Laryngeal Paralysis in Dogs
by Roger Ross DVM

Just to orient you in case of slight confusion; the Larynx is also known as the "voice box". 

It's located in the throat and connects the mouth and nasal passages with the trachea or windpipe. 

There are muscles attached to the larynx and sometimes these muscles become paralyzed (don't respond to neural signals telling them to contract) which causes difficult breathing. 

If you've ever been bumped or karate chopped in the throat just right; that terrible sensation of not being able to inhale normally is caused by temporary paralysis and you'll know what we're talking about.

Except that the type of laryngeal paralysis we're discussing here isn't the type caused by trauma or karate chops.

The type of laryngeal paralysis that we see occasionally in veterinary medicine is caused by a dysfunction of the nerves to the throat. 

Specific causes are unclear.  It could be caused from damage done by kennel cough germs, excessive barking, choke chains, excessive pulling on the leash, getting stuff stuck in the throat, etc. 

But more likely, the cause is related to a neural defect and not related to trauma.
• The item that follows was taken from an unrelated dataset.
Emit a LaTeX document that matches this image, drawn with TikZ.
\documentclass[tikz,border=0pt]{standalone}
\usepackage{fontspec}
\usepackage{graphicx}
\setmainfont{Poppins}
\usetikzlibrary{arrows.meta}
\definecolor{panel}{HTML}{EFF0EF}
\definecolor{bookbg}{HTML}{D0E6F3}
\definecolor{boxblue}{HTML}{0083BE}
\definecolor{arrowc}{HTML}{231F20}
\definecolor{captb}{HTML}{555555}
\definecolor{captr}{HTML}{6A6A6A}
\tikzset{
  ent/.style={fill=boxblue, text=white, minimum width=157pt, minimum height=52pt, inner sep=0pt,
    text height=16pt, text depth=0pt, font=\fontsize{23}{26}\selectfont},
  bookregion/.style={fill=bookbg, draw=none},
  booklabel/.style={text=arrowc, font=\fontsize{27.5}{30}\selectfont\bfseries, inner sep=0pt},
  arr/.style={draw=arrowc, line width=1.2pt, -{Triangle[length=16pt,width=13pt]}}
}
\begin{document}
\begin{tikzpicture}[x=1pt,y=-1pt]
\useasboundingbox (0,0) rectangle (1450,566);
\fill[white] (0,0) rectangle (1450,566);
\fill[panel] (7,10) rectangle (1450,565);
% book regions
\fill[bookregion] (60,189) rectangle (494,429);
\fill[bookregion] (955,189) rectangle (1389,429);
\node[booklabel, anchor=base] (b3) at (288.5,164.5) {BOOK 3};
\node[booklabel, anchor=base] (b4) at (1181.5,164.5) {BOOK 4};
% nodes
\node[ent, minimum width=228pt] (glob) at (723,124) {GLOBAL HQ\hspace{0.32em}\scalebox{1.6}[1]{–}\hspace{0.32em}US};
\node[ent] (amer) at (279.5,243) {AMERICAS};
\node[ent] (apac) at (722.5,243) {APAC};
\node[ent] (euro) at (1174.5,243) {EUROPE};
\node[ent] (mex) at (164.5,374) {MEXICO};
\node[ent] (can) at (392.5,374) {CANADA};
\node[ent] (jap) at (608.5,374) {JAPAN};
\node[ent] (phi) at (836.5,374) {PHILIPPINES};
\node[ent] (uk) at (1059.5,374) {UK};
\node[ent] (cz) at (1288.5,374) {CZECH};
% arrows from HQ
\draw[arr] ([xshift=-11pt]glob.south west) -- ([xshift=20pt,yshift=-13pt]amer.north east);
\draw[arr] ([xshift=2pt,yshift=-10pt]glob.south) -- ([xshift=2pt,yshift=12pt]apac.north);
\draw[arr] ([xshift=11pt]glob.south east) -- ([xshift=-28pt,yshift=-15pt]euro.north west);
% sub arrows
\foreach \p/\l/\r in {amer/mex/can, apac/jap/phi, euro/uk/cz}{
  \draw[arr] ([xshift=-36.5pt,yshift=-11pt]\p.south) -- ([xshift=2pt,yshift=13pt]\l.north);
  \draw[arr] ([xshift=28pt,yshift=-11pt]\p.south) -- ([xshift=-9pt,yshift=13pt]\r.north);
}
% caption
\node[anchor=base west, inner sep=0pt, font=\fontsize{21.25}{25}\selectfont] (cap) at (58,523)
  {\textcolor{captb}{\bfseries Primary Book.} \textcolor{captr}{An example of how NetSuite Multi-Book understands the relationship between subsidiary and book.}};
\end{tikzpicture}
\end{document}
We're not really sure.

But here's what we do know:

Most common in large breed dogs of middle or older age.

The exception being when the problem is caused by a congenital defect in young pups of certain breeds: Dalmatians, Huskies, and Bouviers.
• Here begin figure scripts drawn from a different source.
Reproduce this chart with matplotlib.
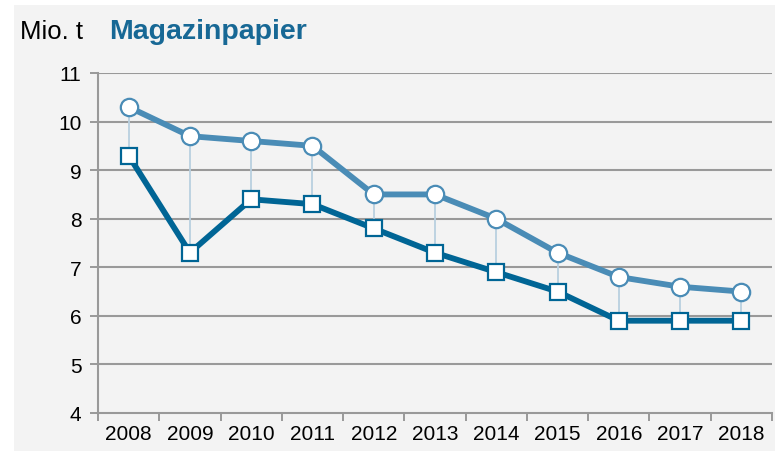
import numpy as np
import matplotlib.pyplot as plt
from matplotlib.patches import Rectangle

plt.rcParams['font.family'] = ['Liberation Sans', 'DejaVu Sans']

# data
years = ['2008', '2009', '2010', '2011', '2012', '2013', '2014', '2015', '2016', '2017', '2018']
upper = [10.3, 9.7, 9.6, 9.5, 8.5, 8.5, 8.0, 7.3, 6.8, 6.6, 6.5]
lower = [9.3, 7.3, 8.4, 8.3, 7.8, 7.3, 6.9, 6.5, 5.9, 5.9, 5.9]
y_ticks = [4, 5, 6, 7, 8, 9, 10, 11]

W, H = 775, 452
fig = plt.figure(figsize=(W / 100, H / 100), dpi=100)
fig.patch.set_facecolor('white')
# gray panel behind the chart
fig.patches.append(Rectangle((14 / W, 0), 1, 1 - 6 / H, transform=fig.transFigure,
                             facecolor='#f3f3f3', edgecolor='none', zorder=-5))

ax = fig.add_axes([98 / W, 1 - 414 / H, (772 - 98) / W, (414 - 74) / H])
ax.set_facecolor('none')
ax.set_zorder(2)

x = np.arange(len(years))
grid_c = '#999999'

# drop lines between the two series
ax.vlines(x, lower, upper, color='#b9d0e0', lw=1.3, zorder=2)

ax.plot(x, upper, color='#4a8cb6', lw=4.2, marker='o', ms=12.5, mfc='white',
        mec='#4a8cb6', mew=1.6, zorder=3, clip_on=False)
ax.plot(x, lower, color='#006595', lw=4.2, marker='s', ms=12, mfc='white',
        mec='#006595', mew=1.6, zorder=4, clip_on=False)

ax.set_xlim(-0.5, len(years) - 0.5)
ax.set_ylim(4, 11)
ax.set_yticks(y_ticks)
ax.set_yticklabels([str(v) for v in y_ticks], fontsize=15)
ax.set_xticks(x)
ax.set_xticklabels(years, fontsize=15)
ax.set_xticks(np.arange(-0.5, len(years)), minor=True)
ax.tick_params(axis='x', which='major', length=0, pad=8)
ax.tick_params(axis='x', which='minor', length=6, width=1.4, color=grid_c)
ax.tick_params(axis='y', length=6, width=1.4, color=grid_c, pad=6)

for v in y_ticks[1:]:
    ax.axhline(v, color=grid_c, lw=1.5, zorder=1)

for s in ['top', 'right']:
    ax.spines[s].set_visible(False)
for s in ['left', 'bottom']:
    ax.spines[s].set_color(grid_c)
    ax.spines[s].set_linewidth(1.5)

fig.text(20 / W, 1 - 32 / H, 'Mio. t', fontsize=18.5, color='black', va='center')
fig.text(109 / W, 1 - 32 / H, 'Magazinpapier', fontsize=20.5, fontweight='bold',
         color='#176895', va='center')

fig.savefig('out.png', dpi=100, facecolor=fig.get_facecolor())
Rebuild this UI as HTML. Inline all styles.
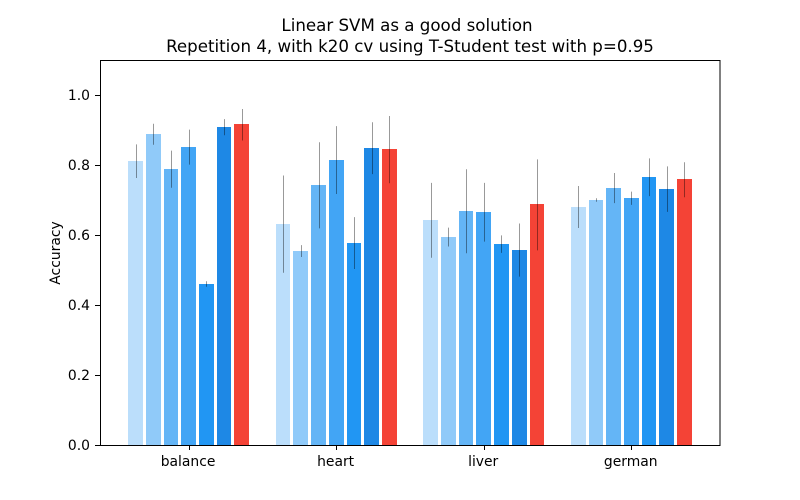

Small breed dogs and cats can get laryngeal paralysis too, but it's not as common.


Common clinical signs include progressively noisier breathing, intolerance to exercise, and sometimes a voice change.

More severe signs include coughing and gagging, vomiting, and sometimes a near inability to breathe.

This can, of course,  be lethal and an emergency...especially if the dog panics.


Surgical insertion of an endotracheal tube may be needed...usually under light anesthesia or sedation.  Usually oxygen is given.  It might surprise you that oxygen in high concentration is very calming and soothing.  And gives good pain relief.  Thats because the cells in the brain and the rest of the body, for that matter, go crazy if deprived of O2.

Sometimes all you have to do is calm the patient down so they can relax and breathing will improve.  In people, this is what's happening in "panic  attacks"


There are several types of surgery available for laryngeal paralysis, all of which are designed to increase the size of the opening of the airway to allow easier passage of air.

The surgery most frequently performed is called an arytenoids lateralization.  This is also known as a laryngeal tieback.

This surgery involves opening the larynx from the side of the neck to expose the piece of cartilage to which the vocal fold attaches.
Only one vocal fold usually needs to be tied back. Most dogs respond well, although the surgery does not necessarily make the dog act perfectly normal again.

After the surgery, most dogs are sent home for a couple of weeks of rest. Mild coughing is common after the surgery, but should resolve within a week or two. Improved breathing is usually seen almost immediately after surgery and usually lasts for the life of the dog.

Your vet will probably send you home with antibiotics, anti-inflammatories, and possibly some sedatives and/or cough suppressants for a short period.

Might this be a condition (if not an emergency situation) relieved by chiropractic manipulation of the neck (cervical spine)?  I don't think so, but then again, I'm not sure.